Citigroup, for example, would have its capital wiped-out with another asset write-off of just 1.5%; for Bank of America a 2.6% write-off would do it!
The credit crisis wreaking havoc in the financial sector is far from over and full recovery may not be realized for many years to come.
William Black, the former Chief Fraud Investigator at the Federal Home Lending Bank and Office of Thrift Supervision during the Savings and Loan scandal, calls the current bank stress tests "A COMPLETE SHAM". The FHLB is a very big institution, with $1.3 trillion in loans, and its Chief Fraud Investigator during the S&L scandal, says a pillar of Federal banking reform policy is “a complete sham.”

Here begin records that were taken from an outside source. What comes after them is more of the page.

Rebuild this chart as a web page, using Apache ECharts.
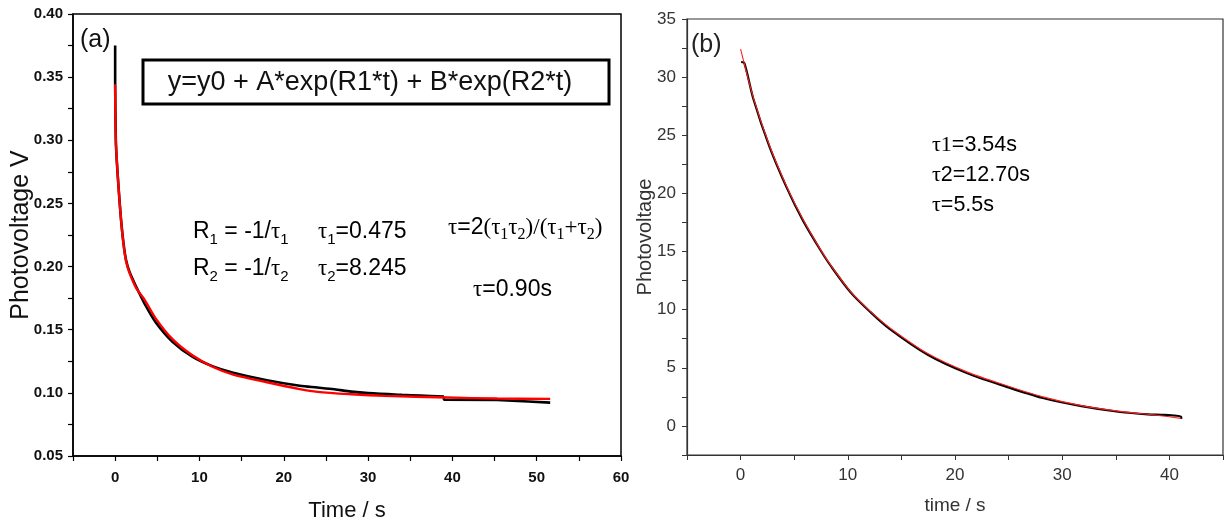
<!DOCTYPE html>
<html>
<head>
<meta charset="utf-8">
<script src="https://cdn.jsdelivr.net/npm/echarts@6/dist/echarts.min.js"></script>
<style>
html,body{margin:0;padding:0;background:#fff;}
#chart{width:1226px;height:528px;}
</style>
</head>
<body>
<div id="chart"></div>
<script>
// ---- Panel (a): time / s and photovoltage V ----
const tA_exp = [0, 0, 0.08, 0.2, 0.4, 0.7, 1.0, 1.3, 1.7, 2.5, 3.5, 4.8, 6.8, 9.2, 11.6, 14, 18, 21.9, 24, 26, 28, 30, 34, 36.2, 39, 39, 45.3, 45.3, 49, 49, 51.6];
const vA_exp = [0.375, 0.344, 0.30, 0.283, 0.263, 0.237, 0.218, 0.205, 0.196, 0.184, 0.1705, 0.156, 0.1405, 0.1285, 0.121, 0.116, 0.110, 0.1056, 0.1042, 0.1028, 0.1010, 0.0998, 0.0984, 0.0978, 0.0970, 0.0946, 0.0944, 0.0934, 0.0932, 0.0923, 0.0923];
const tA_fit = [0, 0.08, 0.4, 0.7, 1.0, 1.3, 1.7, 2.5, 3.5, 4.8, 6.8, 9.2, 11.6, 14, 18, 21.9, 24, 28, 32, 39.4, 45.3, 51.6];
const vA_fit = [0.344, 0.30, 0.263, 0.237, 0.217, 0.204, 0.195, 0.183, 0.1737, 0.159, 0.1425, 0.1295, 0.1205, 0.1145, 0.1084, 0.103, 0.1008, 0.0989, 0.0976, 0.0963, 0.0955, 0.0952];
const stepStartA = 24; // index where the quantised tail of the measured curve begins

// ---- Panel (b) ----
const tB_exp = [0.05, 0.35, 1.2, 2.7, 4.3, 5.8, 7.4, 8.5, 10.3, 12.1, 13.9, 17.5, 21.1, 24.7, 28.2, 31.8, 35.4, 38, 39.5, 41.1, 41.1];
const vB_exp = [31.3, 31.2, 28.1, 24.0, 20.5, 17.7, 15.2, 13.65, 11.45, 9.8, 8.35, 6.1, 4.55, 3.4, 2.4, 1.7, 1.2, 1.0, 0.95, 0.8, 0.6];
const tB_fit = [0, 1.2, 2.7, 4.3, 5.8, 7.4, 8.5, 10.3, 12.1, 13.9, 17.5, 21.1, 24.7, 28.2, 31.8, 35.4, 39, 41.1];
const vB_fit = [32.4, 28.2, 24.1, 20.6, 17.8, 15.25, 13.7, 11.5, 9.85, 8.45, 6.2, 4.65, 3.5, 2.5, 1.75, 1.25, 0.9, 0.65];

// axis settings
const xA = {min: -5, max: 60, interval: 5, labelEvery: 10, name: 'Time / s'};
const yA = {min: 0.05, max: 0.40, interval: 0.025, labelEvery: 0.05, name: 'Photovoltage V'};
const xB = {min: -5, max: 45, interval: 5, labelEvery: 10, name: 'time / s'};
const yB = {min: -2.5, max: 35, interval: 2.5, labelEvery: 5, name: 'Photovoltage'};

// annotation texts
const eqText = 'y=y0 + A*exp(R1*t) + B*exp(R2*t)';
const labelA = '(a)';
const labelB = '(b)';

const zip = (t, v) => t.map((x, i) => [x, v[i]]);
const SANS = "'Liberation Sans', Arial, sans-serif";
const SERIF = "'Liberation Serif', 'Times New Roman', serif";

function isMult(v, step) {
  const r = v / step;
  return Math.abs(r - Math.round(r)) < 1e-6;
}

const chart = echarts.init(document.getElementById('chart'), null, {renderer: 'canvas'});

const axA_common = {
  axisLine: {show: true, onZero: false, lineStyle: {color: '#000', width: 1.5}},
  axisTick: {show: true, inside: false, length: 5, lineStyle: {color: '#000', width: 1.2}},
  splitLine: {show: false},
  nameMoveOverlap: false
};
const axB_common = {
  axisLine: {show: true, onZero: false, lineStyle: {color: '#333', width: 1.2}},
  axisTick: {show: true, inside: false, length: 5, lineStyle: {color: '#333', width: 1}},
  splitLine: {show: false},
  nameMoveOverlap: false
};

const richA = {
  s: {fontFamily: SANS, fontSize: 23, lineHeight: 30, color: '#111'},
  t: {fontFamily: SERIF, fontSize: 23, lineHeight: 30, color: '#111'},
  sb: {fontFamily: SANS, fontSize: 15, lineHeight: 15, verticalAlign: 'bottom', color: '#111'},
  tsb: {fontFamily: SERIF, fontSize: 16, lineHeight: 15, verticalAlign: 'bottom', color: '#111'}
};
const richB = {
  s: {fontFamily: SANS, fontSize: 21.5, lineHeight: 26, color: '#222'},
  t: {fontFamily: SERIF, fontSize: 22, lineHeight: 26, color: '#222'}
};

function rtext(x, y, text, rich) {
  return {
    type: 'text', x: x, y: y, z: 100,
    style: {text: text, rich: rich, align: 'left', verticalAlign: 'middle', textAlign: 'left', textVerticalAlign: 'middle'}
  };
}

const expA = zip(tA_exp, vA_exp);
const blackLineA = {color: '#000', width: 2.6};

const option = {
  backgroundColor: '#fff',
  animation: false,
  grid: [
    {left: 73, top: 14, width: 548, height: 442, show: true, borderColor: '#000', borderWidth: 1.5, backgroundColor: 'transparent'},
    {left: 687, top: 19, width: 537, height: 436, show: true, borderColor: '#333', borderWidth: 1.2, backgroundColor: 'transparent'}
  ],
  xAxis: [
    Object.assign({}, axA_common, {
      gridIndex: 0, type: 'value', min: xA.min, max: xA.max, interval: xA.interval,
      name: xA.name, nameLocation: 'middle', nameGap: 44,
      nameTextStyle: {fontFamily: SANS, fontSize: 22, color: '#111'},
      axisLabel: {fontFamily: SANS, fontSize: 15, fontWeight: 'bold', color: '#111', margin: 14,
        formatter: v => isMult(v, xA.labelEvery) ? String(v) : ''}
    }),
    Object.assign({}, axB_common, {
      gridIndex: 1, type: 'value', min: xB.min, max: xB.max, interval: xB.interval,
      name: xB.name, nameLocation: 'middle', nameGap: 41,
      nameTextStyle: {fontFamily: SANS, fontSize: 19, color: '#333'},
      axisLabel: {fontFamily: SANS, fontSize: 17, color: '#333', margin: 12,
        formatter: v => isMult(v, xB.labelEvery) ? String(v) : ''}
    })
  ],
  yAxis: [
    Object.assign({}, axA_common, {
      gridIndex: 0, type: 'value', min: yA.min, max: yA.max, interval: yA.interval,
      name: yA.name, nameLocation: 'middle', nameGap: 39,
      nameTextStyle: {fontFamily: SANS, fontSize: 25, color: '#111'},
      axisLabel: {fontFamily: SANS, fontSize: 15, fontWeight: 'bold', color: '#111', margin: 10,
        formatter: v => isMult(v, yA.labelEvery) ? v.toFixed(2) : ''}
    }),
    Object.assign({}, axB_common, {
      gridIndex: 1, type: 'value', min: yB.min, max: yB.max, interval: yB.interval,
      name: yB.name, nameLocation: 'middle', nameGap: 32,
      nameTextStyle: {fontFamily: SANS, fontSize: 20, color: '#333'},
      axisLabel: {fontFamily: SANS, fontSize: 17, color: '#333', margin: 11,
        formatter: v => isMult(v, yB.labelEvery) ? String(v) : ''}
    })
  ],
  series: [
    {type: 'line', xAxisIndex: 0, yAxisIndex: 0, data: expA.slice(0, 2), showSymbol: false, symbol: 'none',
      lineStyle: blackLineA, z: 2},
    {type: 'line', xAxisIndex: 0, yAxisIndex: 0, data: expA.slice(1, stepStartA + 1), showSymbol: false, symbol: 'none',
      smooth: 0.3, lineStyle: blackLineA, z: 2},
    {type: 'line', xAxisIndex: 0, yAxisIndex: 0, data: expA.slice(stepStartA), showSymbol: false, symbol: 'none',
      lineStyle: blackLineA, z: 2},
    {type: 'line', xAxisIndex: 0, yAxisIndex: 0, data: zip(tA_fit, vA_fit), showSymbol: false, symbol: 'none',
      smooth: 0.3, lineStyle: {color: '#ff0000', width: 2.4}, z: 3},
    {type: 'line', xAxisIndex: 1, yAxisIndex: 1, data: zip(tB_exp, vB_exp), showSymbol: false, symbol: 'none',
      smooth: 0.3, lineStyle: {color: '#000', width: 2.2}, z: 2},
    {type: 'line', xAxisIndex: 1, yAxisIndex: 1, data: zip(tB_fit, vB_fit), showSymbol: false, symbol: 'none',
      smooth: 0.3, lineStyle: {color: '#ff2020', width: 1.1}, z: 3}
  ],
  graphic: [
    {type: 'rect', z: 100, shape: {x: 143, y: 60, width: 466, height: 44},
      style: {fill: 'none', stroke: '#000', lineWidth: 3}},
    {type: 'text', x: 370, y: 83, z: 100,
      style: {text: eqText, font: "27px " + SANS, fill: '#111', align: 'center', verticalAlign: 'middle', textAlign: 'center', textVerticalAlign: 'middle'}},
    {type: 'text', x: 80, y: 40, z: 100,
      style: {text: labelA, font: "25px " + SANS, fill: '#111', align: 'left', verticalAlign: 'middle', textAlign: 'left', textVerticalAlign: 'middle'}},
    {type: 'text', x: 691, y: 45, z: 100,
      style: {text: labelB, font: "25px " + SANS, fill: '#222', align: 'left', verticalAlign: 'middle', textAlign: 'left', textVerticalAlign: 'middle'}},
    rtext(193, 232, '{s|R}{sb|1}{s| = -1/}{t|τ}{sb|1}', richA),
    rtext(318, 232, '{t|τ}{sb|1}{s|=0.475}', richA),
    rtext(193, 269, '{s|R}{sb|2}{s| = -1/}{t|τ}{sb|2}', richA),
    rtext(318, 269, '{t|τ}{sb|2}{s|=8.245}', richA),
    rtext(448, 228, '{t|τ}{s|=2}{t|(τ}{tsb|1}{t|τ}{tsb|2}{t|)/(τ}{tsb|1}{t|+τ}{tsb|2}{t|)}', richA),
    rtext(473, 290, '{t|τ}{s|=0.90s}', richA),
    rtext(932, 145, '{t|τ1}{s|=3.54s}', richB),
    rtext(932, 175, '{t|τ}{s|2=12.70s}', richB),
    rtext(932, 205, '{t|τ}{s|=5.5s}', richB)
  ]
};
chart.setOption(option);
</script>
</body>
</html>
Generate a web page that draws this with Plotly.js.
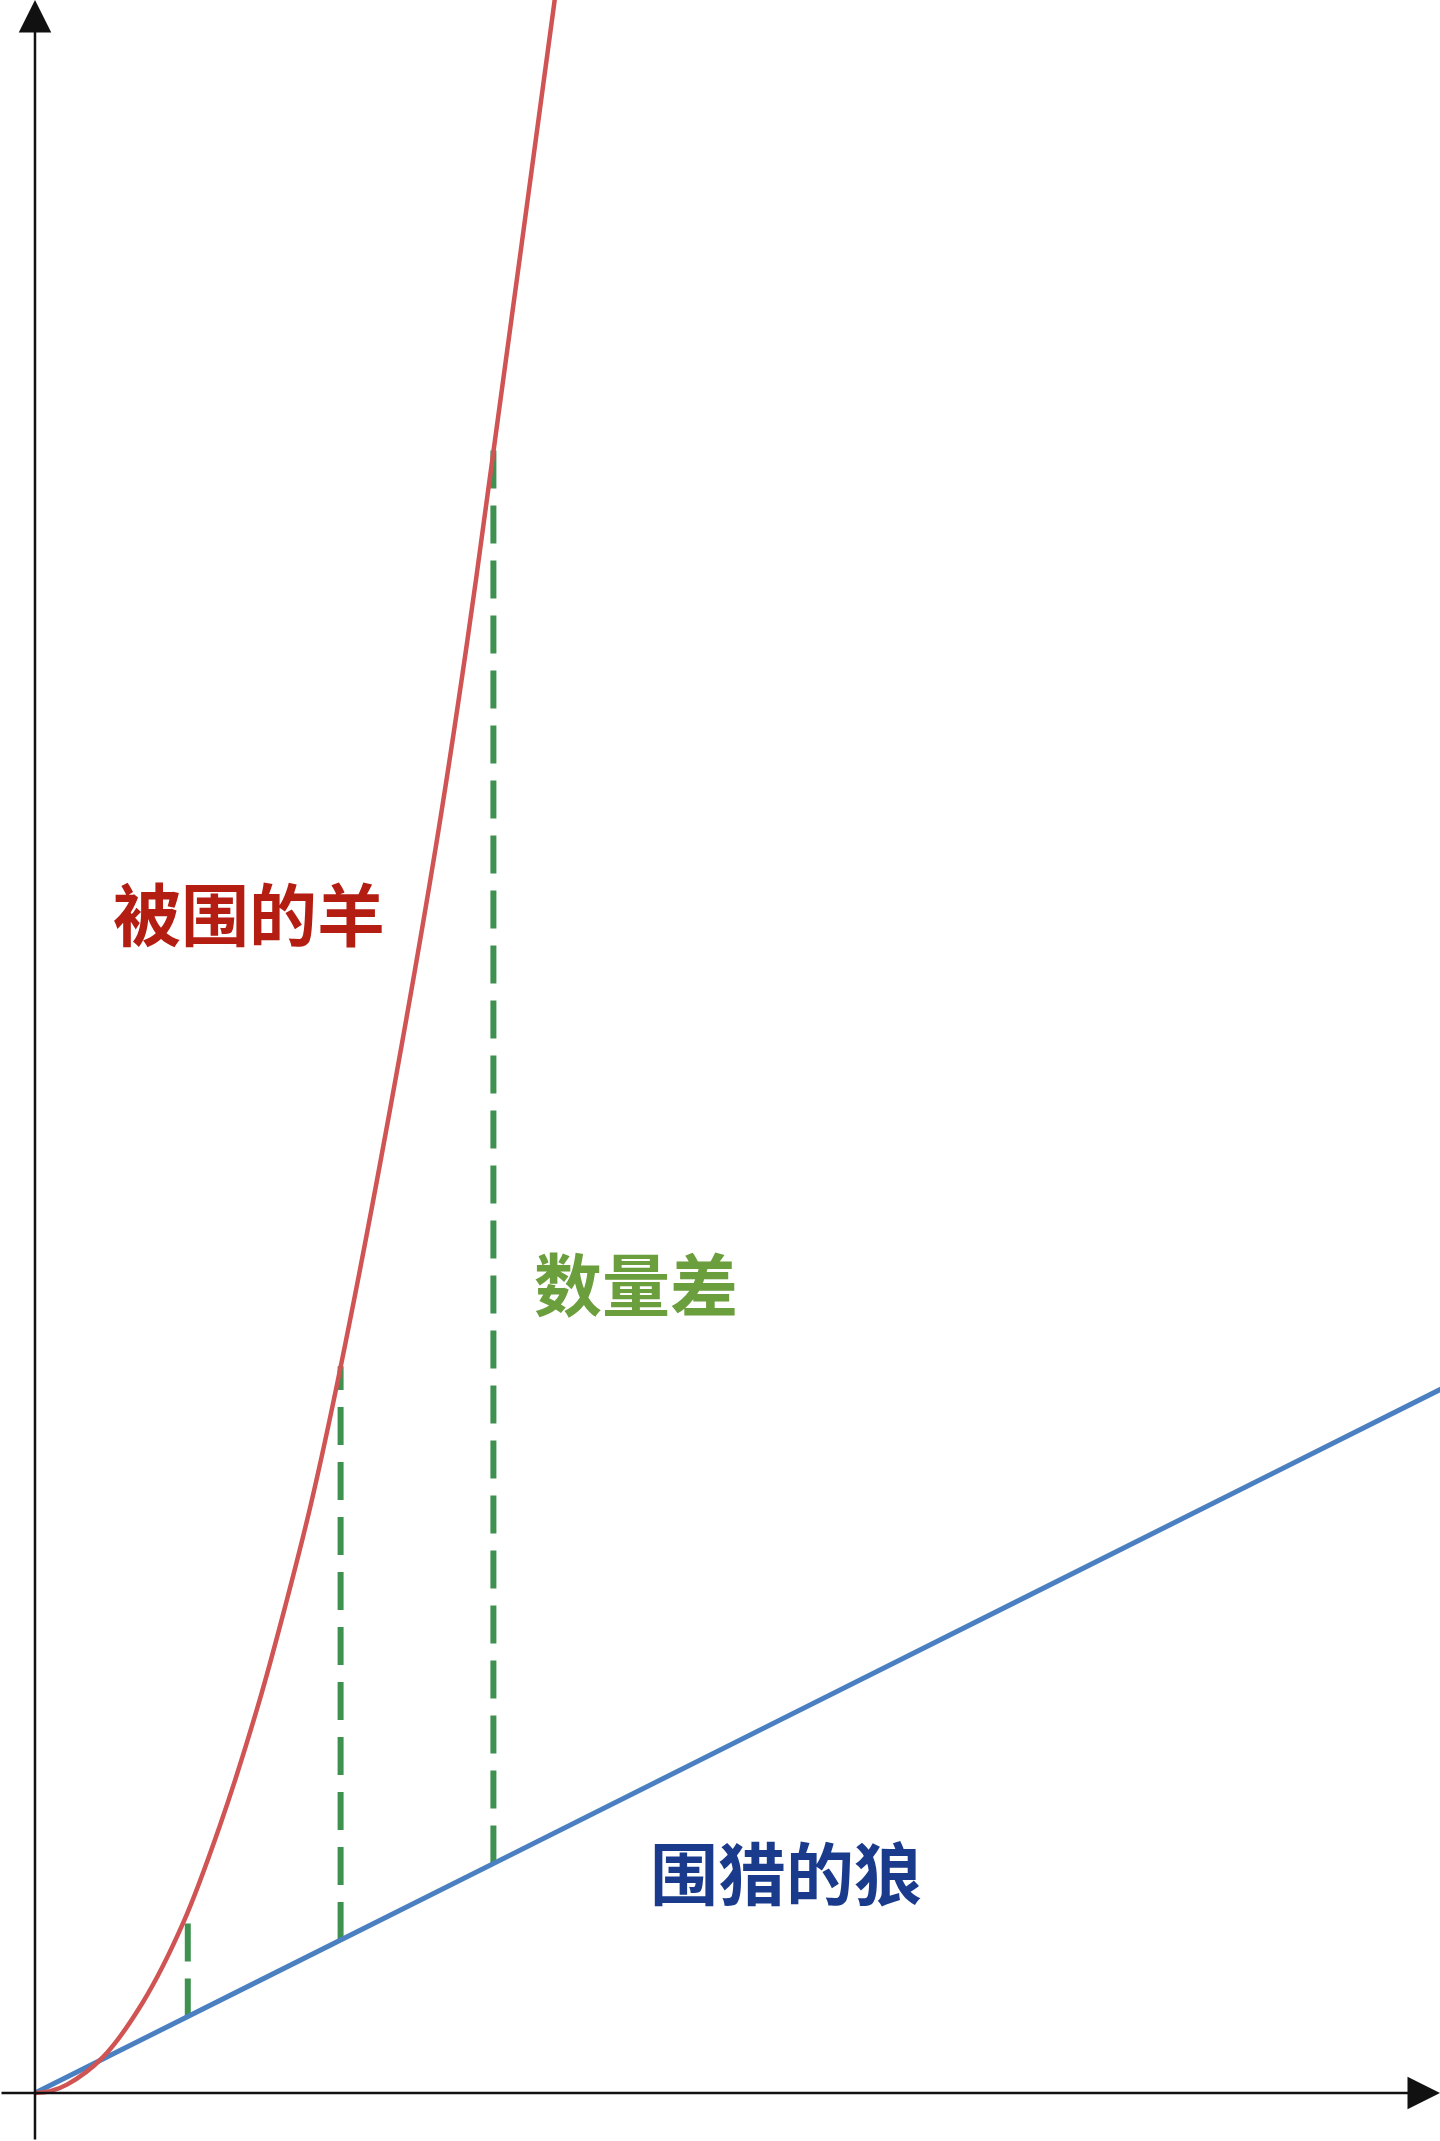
<!DOCTYPE html>
<html>
<head>
<meta charset="utf-8">
<script src="https://cdn.plot.ly/plotly-3.0.1.min.js"></script>
<style>
  html, body { margin: 0; padding: 0; background: #fff; }
  #chart { width: 1440px; height: 2141px; }
</style>
</head>
<body>
<div id="chart"></div>
<script>
// sheep surrounded (red curve)
const sheepT = [0, 0.1, 0.209, 0.445, 0.707, 0.969, 1.211, 1.459, 1.636, 1.806, 1.996, 2.277, 2.624, 2.827, 3.010, 3.397, 3.44];
const sheepN = [0, 0.025, 0.11, 0.47, 1.19, 2.22, 3.50, 5.06, 6.35, 7.70, 9.45, 12.35, 16.3, 18.95, 21.6, 27.3, 27.95];
// hunting wolves (blue line)
const wolfT = [0, 9.4];
const wolfN = [0, 9.4];
// gap markers (green dashes)
const gapT = [1, 2, 3];
const gapTop = [2.3, 9.5, 21.6];
const gapBottom = [1, 2, 3];

const labels = ['被围的羊', '数量差', '围猎的狼'];
const labelColors = ['#b41d12', '#6b9e3c', '#1a3a8c'];

const xRange = [-0.229, 9.195];
const yRange = [-0.627, 27.36];

const traces = [];
gapT.forEach((t, i) => {
  traces.push({
    x: [t, t], y: [gapBottom[i], gapTop[i]],
    mode: 'lines', line: { color: '#3f9150', width: 6, dash: '38px,17px' },
    hoverinfo: 'skip'
  });
});
traces.push({
  x: wolfT, y: wolfN, mode: 'lines',
  line: { color: '#4a80c2', width: 5 }, hoverinfo: 'skip'
});
traces.push({
  x: sheepT, y: sheepN, mode: 'lines',
  line: { color: '#d05454', width: 4.5, shape: 'spline', smoothing: 1 }, hoverinfo: 'skip'
});

const font = (c) => ({ family: '"Noto Sans CJK SC", "Noto Sans", sans-serif', size: 68, color: c, weight: 700 });

const annotations = [
  // axes with arrows
  { x: 0, y: yRange[1], ax: 0, ay: yRange[0], xref: 'x', yref: 'y', axref: 'x', ayref: 'y',
    text: '', showarrow: true, arrowhead: 2, arrowsize: 2.6, arrowwidth: 2.5, arrowcolor: '#111', standoff: 0 },
  { x: xRange[1], y: 0, ax: xRange[0], ay: 0, xref: 'x', yref: 'y', axref: 'x', ayref: 'y',
    text: '', showarrow: true, arrowhead: 2, arrowsize: 2.6, arrowwidth: 2.5, arrowcolor: '#111', standoff: 0 },
  { x: 1.40, y: 15.45, text: labels[0], showarrow: false, font: font(labelColors[0]) },
  { x: 3.93, y: 10.61, text: labels[1], showarrow: false, font: font(labelColors[1]) },
  { x: 4.915, y: 2.915, text: labels[2], showarrow: false, font: font(labelColors[2]) }
];

Plotly.newPlot('chart', traces, {
  width: 1440, height: 2141,
  margin: { l: 0, r: 0, t: 0, b: 0 },
  paper_bgcolor: '#fff', plot_bgcolor: '#fff',
  showlegend: false,
  xaxis: { range: xRange, visible: false, fixedrange: true },
  yaxis: { range: yRange, visible: false, fixedrange: true },
  annotations: annotations
}, { displayModeBar: false, staticPlot: true });
</script>
</body>
</html>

Mr. Black also called the stress test “a Potemkin model. Built to fool people.” Like many others, Black believes the “worst case scenario” used in the stress test don’t go far enough. Black also said, “There is no real purpose [of the stress test] other than to fool us. To make us chumps,” Black says. Noting policymakers have long stated the problem is a lack of confidence, Black says Treasury Secretary Tim Geithner is now essentially saying: “’If we lie and they believe us, all will be well.’ It’s Orwellian.”
Nouriel Roubini says that Q1 data on the three variables used in the bank stress tests – growth rate, unemployment rate, and home price depreciation – are already worse than those for the more adverse scenario in the tests!
The banking system is at risk, so it is no time to have money on deposit in weak banks. Do not count on the FDIC, because its "insurance fund" could easily be wiped out by a large-scale collapse, and unable to pay off depositors.